━━ Rows ━━

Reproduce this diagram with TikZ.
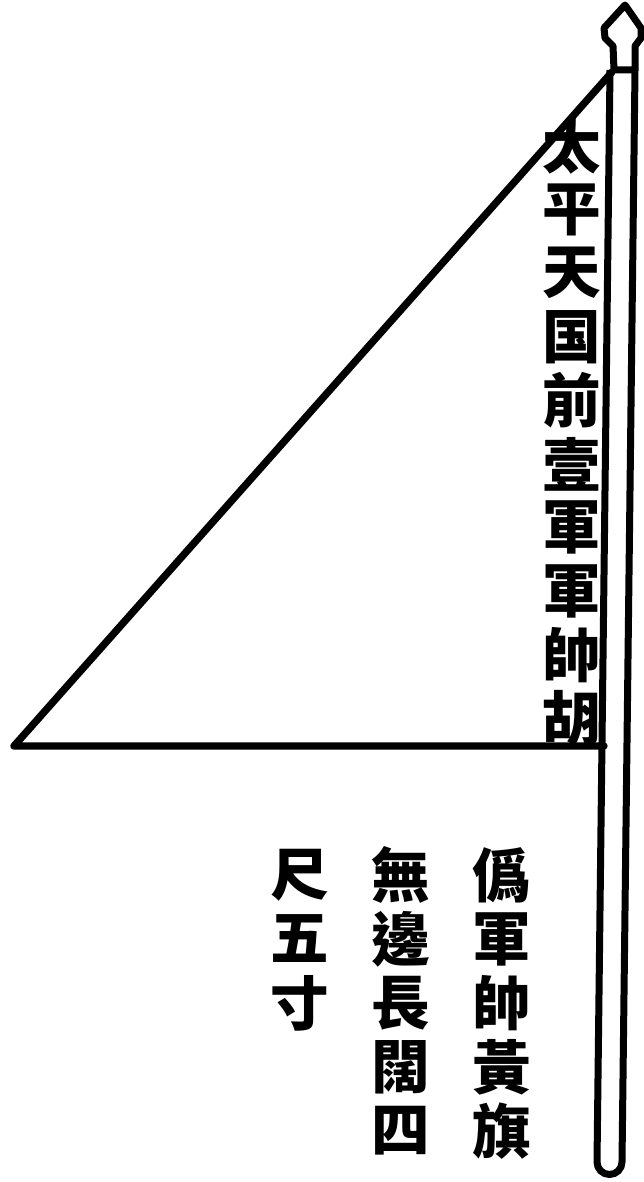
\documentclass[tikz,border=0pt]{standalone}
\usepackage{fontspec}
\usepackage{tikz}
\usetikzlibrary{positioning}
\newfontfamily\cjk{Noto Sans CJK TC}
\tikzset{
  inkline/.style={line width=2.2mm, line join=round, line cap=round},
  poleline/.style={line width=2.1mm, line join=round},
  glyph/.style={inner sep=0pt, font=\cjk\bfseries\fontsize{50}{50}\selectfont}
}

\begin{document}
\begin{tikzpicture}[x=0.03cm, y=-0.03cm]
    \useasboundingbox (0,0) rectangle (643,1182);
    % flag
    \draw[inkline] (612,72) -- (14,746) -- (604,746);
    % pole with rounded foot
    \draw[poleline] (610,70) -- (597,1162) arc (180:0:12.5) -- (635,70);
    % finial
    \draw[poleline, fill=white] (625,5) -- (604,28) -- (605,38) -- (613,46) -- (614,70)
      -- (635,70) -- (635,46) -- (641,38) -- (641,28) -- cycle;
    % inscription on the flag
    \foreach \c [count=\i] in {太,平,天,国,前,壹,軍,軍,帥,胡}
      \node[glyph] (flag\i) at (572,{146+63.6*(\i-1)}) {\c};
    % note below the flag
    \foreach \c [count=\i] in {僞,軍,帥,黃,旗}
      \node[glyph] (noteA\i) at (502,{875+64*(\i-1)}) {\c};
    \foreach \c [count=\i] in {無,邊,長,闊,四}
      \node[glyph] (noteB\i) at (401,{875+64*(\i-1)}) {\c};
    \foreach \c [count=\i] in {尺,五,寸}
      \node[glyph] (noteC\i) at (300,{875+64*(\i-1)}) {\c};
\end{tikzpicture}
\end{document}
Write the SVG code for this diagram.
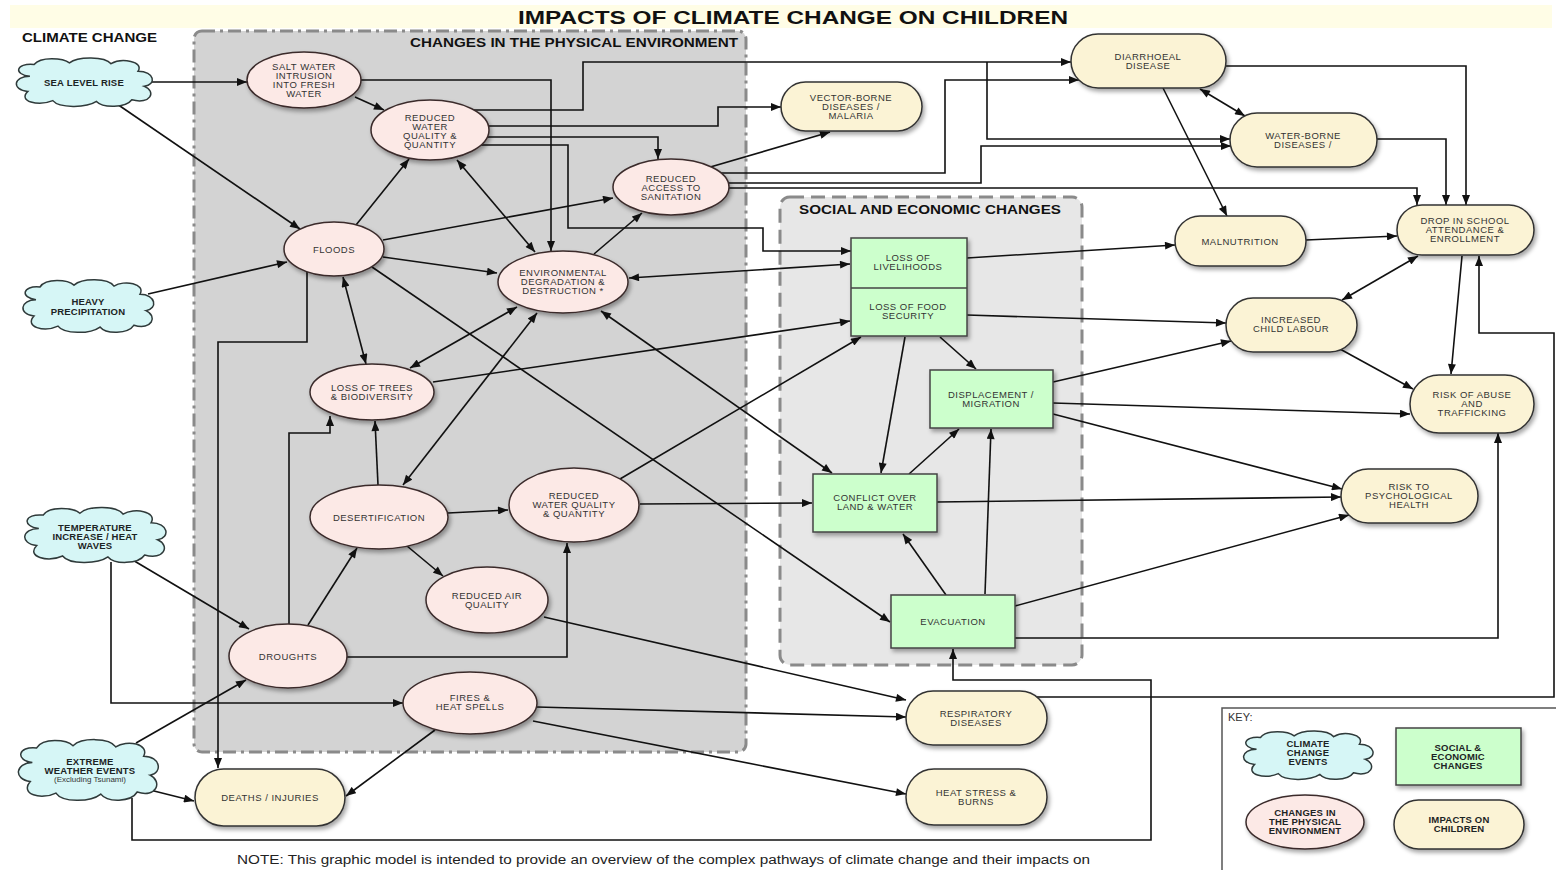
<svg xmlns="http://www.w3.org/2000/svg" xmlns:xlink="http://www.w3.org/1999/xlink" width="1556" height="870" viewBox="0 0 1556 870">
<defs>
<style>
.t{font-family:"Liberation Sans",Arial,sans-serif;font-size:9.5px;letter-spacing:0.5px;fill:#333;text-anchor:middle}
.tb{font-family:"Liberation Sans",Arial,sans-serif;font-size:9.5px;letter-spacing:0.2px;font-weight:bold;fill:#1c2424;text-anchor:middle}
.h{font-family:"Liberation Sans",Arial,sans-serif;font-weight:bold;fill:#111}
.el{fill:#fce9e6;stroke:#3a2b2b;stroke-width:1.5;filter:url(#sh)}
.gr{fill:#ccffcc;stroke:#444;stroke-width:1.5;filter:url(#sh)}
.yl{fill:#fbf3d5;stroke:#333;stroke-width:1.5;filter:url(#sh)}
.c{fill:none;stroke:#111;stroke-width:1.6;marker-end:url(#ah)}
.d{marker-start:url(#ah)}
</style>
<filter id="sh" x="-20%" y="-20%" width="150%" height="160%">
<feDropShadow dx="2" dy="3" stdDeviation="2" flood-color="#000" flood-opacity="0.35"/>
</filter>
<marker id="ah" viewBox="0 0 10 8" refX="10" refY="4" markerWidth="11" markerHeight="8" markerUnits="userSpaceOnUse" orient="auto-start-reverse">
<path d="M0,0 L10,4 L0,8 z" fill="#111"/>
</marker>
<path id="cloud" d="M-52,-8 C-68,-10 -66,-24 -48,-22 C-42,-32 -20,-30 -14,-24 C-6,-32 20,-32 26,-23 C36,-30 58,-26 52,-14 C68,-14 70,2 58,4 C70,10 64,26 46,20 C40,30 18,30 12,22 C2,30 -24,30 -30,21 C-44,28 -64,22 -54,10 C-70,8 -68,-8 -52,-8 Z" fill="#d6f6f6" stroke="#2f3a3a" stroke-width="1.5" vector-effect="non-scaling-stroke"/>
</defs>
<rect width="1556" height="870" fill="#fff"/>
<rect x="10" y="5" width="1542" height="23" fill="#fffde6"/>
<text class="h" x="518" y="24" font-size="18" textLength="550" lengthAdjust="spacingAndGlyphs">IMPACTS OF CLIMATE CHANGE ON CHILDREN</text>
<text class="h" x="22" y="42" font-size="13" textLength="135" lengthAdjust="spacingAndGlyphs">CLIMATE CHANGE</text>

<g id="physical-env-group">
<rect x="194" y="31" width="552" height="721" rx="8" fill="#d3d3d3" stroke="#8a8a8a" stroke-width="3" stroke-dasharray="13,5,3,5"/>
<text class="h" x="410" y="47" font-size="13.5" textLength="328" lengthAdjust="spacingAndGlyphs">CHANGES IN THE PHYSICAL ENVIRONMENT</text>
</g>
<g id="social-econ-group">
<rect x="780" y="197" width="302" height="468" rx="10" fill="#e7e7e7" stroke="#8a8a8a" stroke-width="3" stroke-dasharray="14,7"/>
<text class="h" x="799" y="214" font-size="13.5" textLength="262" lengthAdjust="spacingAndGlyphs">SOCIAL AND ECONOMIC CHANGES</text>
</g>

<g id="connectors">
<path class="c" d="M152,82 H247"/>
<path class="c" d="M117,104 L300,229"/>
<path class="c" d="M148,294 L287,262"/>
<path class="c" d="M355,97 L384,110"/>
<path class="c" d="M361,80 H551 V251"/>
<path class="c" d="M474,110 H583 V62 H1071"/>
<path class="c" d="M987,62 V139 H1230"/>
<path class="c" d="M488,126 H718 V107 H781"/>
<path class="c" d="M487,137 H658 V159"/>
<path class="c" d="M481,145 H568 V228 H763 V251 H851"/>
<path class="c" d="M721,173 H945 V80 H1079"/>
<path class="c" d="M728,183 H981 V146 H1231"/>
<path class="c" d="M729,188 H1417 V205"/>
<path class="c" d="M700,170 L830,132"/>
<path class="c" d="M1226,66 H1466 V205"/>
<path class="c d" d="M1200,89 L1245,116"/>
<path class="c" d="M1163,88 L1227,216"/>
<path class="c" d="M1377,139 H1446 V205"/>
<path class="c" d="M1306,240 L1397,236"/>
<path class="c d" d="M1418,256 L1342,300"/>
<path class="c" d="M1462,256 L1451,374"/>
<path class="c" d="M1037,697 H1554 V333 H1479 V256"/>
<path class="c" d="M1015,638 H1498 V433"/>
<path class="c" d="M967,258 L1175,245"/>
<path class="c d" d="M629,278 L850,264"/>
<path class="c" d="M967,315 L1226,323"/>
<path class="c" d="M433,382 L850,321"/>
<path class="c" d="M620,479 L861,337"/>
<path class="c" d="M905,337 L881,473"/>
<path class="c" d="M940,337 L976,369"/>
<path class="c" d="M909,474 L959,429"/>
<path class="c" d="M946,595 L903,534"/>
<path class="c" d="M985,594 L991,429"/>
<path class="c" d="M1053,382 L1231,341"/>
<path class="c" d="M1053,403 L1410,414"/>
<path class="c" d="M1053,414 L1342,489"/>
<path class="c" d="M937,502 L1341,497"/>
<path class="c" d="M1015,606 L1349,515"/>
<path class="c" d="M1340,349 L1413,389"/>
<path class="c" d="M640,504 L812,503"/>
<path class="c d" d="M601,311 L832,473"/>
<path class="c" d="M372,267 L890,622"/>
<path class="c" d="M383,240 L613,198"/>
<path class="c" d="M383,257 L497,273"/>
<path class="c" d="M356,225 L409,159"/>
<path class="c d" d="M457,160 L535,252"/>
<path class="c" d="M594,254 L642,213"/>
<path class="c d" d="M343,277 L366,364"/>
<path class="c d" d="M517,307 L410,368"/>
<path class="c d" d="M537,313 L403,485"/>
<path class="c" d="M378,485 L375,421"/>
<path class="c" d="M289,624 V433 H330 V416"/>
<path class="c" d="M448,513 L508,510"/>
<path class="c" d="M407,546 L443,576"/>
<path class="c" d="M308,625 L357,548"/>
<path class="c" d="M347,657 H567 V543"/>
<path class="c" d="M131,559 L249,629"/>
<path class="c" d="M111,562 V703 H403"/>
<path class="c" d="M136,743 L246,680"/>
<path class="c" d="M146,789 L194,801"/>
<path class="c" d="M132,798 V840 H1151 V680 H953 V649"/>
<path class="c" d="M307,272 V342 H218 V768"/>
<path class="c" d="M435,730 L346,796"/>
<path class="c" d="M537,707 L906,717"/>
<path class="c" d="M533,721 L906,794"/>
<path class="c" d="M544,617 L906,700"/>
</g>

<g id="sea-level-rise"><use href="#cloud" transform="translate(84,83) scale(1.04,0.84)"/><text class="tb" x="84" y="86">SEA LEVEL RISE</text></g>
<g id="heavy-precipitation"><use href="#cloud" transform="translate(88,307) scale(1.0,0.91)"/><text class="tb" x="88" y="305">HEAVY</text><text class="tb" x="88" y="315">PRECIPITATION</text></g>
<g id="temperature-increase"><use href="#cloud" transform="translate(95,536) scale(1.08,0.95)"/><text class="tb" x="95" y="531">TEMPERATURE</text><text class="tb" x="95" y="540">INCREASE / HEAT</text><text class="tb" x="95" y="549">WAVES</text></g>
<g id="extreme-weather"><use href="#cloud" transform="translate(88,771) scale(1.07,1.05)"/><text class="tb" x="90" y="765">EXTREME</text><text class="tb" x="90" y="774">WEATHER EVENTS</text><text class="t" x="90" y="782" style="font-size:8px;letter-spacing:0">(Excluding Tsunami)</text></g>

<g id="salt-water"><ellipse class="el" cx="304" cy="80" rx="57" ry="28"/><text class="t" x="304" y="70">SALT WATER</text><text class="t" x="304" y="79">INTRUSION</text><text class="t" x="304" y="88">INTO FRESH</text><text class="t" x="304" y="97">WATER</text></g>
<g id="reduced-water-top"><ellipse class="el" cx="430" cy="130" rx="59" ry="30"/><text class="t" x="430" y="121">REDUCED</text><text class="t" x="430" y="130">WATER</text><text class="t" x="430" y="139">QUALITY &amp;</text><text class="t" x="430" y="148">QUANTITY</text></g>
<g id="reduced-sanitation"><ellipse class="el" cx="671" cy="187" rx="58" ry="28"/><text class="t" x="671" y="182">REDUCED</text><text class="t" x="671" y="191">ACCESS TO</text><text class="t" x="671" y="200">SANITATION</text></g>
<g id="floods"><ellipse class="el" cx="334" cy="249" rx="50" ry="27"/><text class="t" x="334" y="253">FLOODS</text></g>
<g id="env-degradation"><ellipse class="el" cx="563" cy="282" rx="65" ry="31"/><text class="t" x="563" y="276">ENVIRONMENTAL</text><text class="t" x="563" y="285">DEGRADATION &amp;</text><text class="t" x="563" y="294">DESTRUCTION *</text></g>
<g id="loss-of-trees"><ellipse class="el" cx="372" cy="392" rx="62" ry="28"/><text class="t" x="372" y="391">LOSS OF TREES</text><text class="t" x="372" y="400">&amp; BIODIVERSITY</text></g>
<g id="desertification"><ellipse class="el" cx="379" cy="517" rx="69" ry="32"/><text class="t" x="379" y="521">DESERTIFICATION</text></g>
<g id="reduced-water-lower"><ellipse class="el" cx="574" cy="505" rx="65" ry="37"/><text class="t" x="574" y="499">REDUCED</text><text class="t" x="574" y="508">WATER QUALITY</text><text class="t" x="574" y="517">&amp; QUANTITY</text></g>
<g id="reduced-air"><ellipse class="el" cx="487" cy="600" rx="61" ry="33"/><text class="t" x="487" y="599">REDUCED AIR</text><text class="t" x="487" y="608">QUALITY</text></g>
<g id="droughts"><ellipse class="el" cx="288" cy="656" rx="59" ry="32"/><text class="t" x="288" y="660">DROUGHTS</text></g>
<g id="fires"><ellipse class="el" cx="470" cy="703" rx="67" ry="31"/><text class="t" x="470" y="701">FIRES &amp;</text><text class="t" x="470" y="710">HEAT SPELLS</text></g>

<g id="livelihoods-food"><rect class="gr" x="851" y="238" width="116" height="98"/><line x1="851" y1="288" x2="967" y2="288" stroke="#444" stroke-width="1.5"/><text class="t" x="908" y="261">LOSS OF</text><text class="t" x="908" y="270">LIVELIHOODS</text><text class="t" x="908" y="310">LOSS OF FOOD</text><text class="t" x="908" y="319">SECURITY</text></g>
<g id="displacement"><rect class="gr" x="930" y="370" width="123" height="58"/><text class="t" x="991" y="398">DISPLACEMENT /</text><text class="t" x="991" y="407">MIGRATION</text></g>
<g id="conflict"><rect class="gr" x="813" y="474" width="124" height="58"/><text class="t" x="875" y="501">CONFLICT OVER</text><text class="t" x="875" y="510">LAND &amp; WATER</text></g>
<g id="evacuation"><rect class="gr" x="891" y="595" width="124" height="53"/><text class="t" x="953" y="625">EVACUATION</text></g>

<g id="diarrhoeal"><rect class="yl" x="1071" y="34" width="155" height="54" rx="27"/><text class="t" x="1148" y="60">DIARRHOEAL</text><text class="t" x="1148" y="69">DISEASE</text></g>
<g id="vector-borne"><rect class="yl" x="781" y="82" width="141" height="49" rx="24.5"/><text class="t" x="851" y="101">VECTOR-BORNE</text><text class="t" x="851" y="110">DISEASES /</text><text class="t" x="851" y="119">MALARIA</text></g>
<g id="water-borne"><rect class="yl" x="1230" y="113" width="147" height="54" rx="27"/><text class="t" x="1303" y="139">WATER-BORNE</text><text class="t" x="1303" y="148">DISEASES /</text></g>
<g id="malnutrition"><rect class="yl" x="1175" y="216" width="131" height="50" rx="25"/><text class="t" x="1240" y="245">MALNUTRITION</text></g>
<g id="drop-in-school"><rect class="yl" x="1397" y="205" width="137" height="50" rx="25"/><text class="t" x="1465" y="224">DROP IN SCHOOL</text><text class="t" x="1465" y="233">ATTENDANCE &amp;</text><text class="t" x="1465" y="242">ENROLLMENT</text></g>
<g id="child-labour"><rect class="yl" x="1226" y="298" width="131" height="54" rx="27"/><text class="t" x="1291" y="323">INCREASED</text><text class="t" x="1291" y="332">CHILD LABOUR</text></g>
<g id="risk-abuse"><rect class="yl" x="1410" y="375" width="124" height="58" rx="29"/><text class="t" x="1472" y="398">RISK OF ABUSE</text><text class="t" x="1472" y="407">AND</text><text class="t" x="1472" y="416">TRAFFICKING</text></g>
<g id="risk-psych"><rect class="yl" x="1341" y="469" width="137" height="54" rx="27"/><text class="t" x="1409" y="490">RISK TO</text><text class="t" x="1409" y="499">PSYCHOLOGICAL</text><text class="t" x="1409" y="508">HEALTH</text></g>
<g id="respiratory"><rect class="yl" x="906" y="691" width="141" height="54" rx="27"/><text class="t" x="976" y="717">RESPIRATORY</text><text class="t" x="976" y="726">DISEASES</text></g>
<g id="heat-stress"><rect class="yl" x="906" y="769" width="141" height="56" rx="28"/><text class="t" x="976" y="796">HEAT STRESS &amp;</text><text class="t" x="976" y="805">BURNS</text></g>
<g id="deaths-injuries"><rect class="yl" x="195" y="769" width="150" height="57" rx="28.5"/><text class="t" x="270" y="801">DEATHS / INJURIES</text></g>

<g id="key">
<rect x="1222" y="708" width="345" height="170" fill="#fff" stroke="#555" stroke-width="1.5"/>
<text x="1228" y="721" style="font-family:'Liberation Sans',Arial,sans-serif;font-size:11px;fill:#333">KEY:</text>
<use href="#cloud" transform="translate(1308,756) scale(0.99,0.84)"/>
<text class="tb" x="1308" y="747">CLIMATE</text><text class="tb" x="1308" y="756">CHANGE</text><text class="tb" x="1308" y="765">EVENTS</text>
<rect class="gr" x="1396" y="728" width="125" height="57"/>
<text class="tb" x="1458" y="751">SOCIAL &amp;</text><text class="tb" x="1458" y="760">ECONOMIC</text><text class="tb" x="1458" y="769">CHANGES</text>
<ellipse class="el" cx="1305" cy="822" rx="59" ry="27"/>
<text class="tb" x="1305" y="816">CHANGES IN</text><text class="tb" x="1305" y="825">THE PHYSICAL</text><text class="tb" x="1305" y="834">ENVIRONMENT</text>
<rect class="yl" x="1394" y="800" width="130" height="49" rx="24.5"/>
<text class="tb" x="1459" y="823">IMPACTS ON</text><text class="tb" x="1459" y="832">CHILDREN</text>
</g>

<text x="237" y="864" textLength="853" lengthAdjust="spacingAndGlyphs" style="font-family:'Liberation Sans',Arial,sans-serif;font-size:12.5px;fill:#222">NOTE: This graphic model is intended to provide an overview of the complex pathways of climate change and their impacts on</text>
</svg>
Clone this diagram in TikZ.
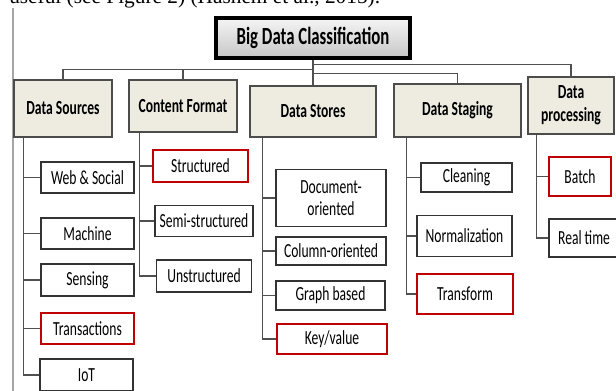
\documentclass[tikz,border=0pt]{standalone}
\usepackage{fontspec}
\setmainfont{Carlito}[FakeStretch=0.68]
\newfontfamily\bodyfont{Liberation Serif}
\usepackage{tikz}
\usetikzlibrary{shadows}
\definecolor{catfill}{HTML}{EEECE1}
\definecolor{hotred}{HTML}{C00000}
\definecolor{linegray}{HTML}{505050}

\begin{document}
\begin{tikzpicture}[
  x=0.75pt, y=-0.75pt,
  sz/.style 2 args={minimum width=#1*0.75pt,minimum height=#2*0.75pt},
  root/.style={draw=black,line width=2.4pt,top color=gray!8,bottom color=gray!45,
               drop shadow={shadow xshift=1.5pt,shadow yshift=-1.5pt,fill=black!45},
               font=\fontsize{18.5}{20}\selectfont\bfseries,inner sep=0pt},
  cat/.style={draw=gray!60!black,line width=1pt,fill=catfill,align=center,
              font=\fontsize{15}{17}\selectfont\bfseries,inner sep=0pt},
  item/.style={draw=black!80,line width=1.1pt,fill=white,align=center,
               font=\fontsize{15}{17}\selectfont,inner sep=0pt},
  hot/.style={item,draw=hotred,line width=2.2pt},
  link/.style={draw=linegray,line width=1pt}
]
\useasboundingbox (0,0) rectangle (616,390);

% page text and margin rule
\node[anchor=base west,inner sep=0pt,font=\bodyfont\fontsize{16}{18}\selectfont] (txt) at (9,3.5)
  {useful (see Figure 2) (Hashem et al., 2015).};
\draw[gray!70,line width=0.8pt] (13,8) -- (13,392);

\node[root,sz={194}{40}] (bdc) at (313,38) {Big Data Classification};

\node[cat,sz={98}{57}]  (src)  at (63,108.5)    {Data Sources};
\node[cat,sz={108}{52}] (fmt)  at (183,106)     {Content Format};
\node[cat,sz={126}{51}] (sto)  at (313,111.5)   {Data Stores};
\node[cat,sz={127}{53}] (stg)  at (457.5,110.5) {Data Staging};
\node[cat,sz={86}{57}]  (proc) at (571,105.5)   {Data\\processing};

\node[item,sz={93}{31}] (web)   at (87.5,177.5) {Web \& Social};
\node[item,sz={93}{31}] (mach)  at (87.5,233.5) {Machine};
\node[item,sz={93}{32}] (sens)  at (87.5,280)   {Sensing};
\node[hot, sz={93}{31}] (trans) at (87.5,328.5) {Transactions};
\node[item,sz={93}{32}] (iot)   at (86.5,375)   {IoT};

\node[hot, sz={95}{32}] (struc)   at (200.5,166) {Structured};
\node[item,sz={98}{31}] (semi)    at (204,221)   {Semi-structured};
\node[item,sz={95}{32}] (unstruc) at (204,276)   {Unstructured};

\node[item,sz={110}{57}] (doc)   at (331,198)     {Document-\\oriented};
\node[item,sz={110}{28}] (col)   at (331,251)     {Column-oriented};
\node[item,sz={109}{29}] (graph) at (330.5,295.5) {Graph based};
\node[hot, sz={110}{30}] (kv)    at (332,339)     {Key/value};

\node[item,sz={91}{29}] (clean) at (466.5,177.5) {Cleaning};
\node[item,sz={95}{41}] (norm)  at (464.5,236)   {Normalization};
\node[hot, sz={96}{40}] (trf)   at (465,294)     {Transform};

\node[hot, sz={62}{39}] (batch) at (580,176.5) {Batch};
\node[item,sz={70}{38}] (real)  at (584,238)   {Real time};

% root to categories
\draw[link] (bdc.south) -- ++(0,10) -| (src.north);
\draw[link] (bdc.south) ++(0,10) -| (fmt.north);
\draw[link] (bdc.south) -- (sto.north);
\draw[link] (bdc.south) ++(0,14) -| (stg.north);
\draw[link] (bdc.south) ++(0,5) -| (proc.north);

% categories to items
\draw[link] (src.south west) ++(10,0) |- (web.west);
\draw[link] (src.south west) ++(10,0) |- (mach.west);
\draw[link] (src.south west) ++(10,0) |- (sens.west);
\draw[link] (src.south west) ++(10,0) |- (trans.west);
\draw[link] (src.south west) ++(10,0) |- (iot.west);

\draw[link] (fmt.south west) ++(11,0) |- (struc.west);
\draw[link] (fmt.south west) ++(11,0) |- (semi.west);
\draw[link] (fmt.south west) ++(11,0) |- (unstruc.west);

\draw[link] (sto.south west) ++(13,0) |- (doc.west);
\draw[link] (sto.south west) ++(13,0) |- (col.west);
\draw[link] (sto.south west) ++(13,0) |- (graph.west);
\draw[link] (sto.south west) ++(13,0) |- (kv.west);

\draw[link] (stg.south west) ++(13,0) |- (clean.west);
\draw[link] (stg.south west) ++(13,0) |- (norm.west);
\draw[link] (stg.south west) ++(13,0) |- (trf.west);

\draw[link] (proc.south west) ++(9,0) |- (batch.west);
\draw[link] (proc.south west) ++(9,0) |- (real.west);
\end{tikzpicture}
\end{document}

━━━

* _Description of the task_: Set down exactly the lines above, from the line containing "Clone this diagram in TikZ." through the line containing "(13,8) -- (13,392);". Skip the pictures.

* _Written solution_:
Clone this diagram in TikZ.
\documentclass[tikz,border=0pt]{standalone}
\usepackage{fontspec}
\setmainfont{Carlito}[FakeStretch=0.68]
\newfontfamily\bodyfont{Liberation Serif}
\usepackage{tikz}
\usetikzlibrary{shadows}
\definecolor{catfill}{HTML}{EEECE1}
\definecolor{hotred}{HTML}{C00000}
\definecolor{linegray}{HTML}{505050}

\begin{document}
\begin{tikzpicture}[
  x=0.75pt, y=-0.75pt,
  sz/.style 2 args={minimum width=#1*0.75pt,minimum height=#2*0.75pt},
  root/.style={draw=black,line width=2.4pt,top color=gray!8,bottom color=gray!45,
               drop shadow={shadow xshift=1.5pt,shadow yshift=-1.5pt,fill=black!45},
               font=\fontsize{18.5}{20}\selectfont\bfseries,inner sep=0pt},
  cat/.style={draw=gray!60!black,line width=1pt,fill=catfill,align=center,
              font=\fontsize{15}{17}\selectfont\bfseries,inner sep=0pt},
  item/.style={draw=black!80,line width=1.1pt,fill=white,align=center,
               font=\fontsize{15}{17}\selectfont,inner sep=0pt},
  hot/.style={item,draw=hotred,line width=2.2pt},
  link/.style={draw=linegray,line width=1pt}
]
\useasboundingbox (0,0) rectangle (616,390);

% page text and margin rule
\node[anchor=base west,inner sep=0pt,font=\bodyfont\fontsize{16}{18}\selectfont] (txt) at (9,3.5)
  {useful (see Figure 2) (Hashem et al., 2015).};
\draw[gray!70,line width=0.8pt] (13,8) -- (13,392);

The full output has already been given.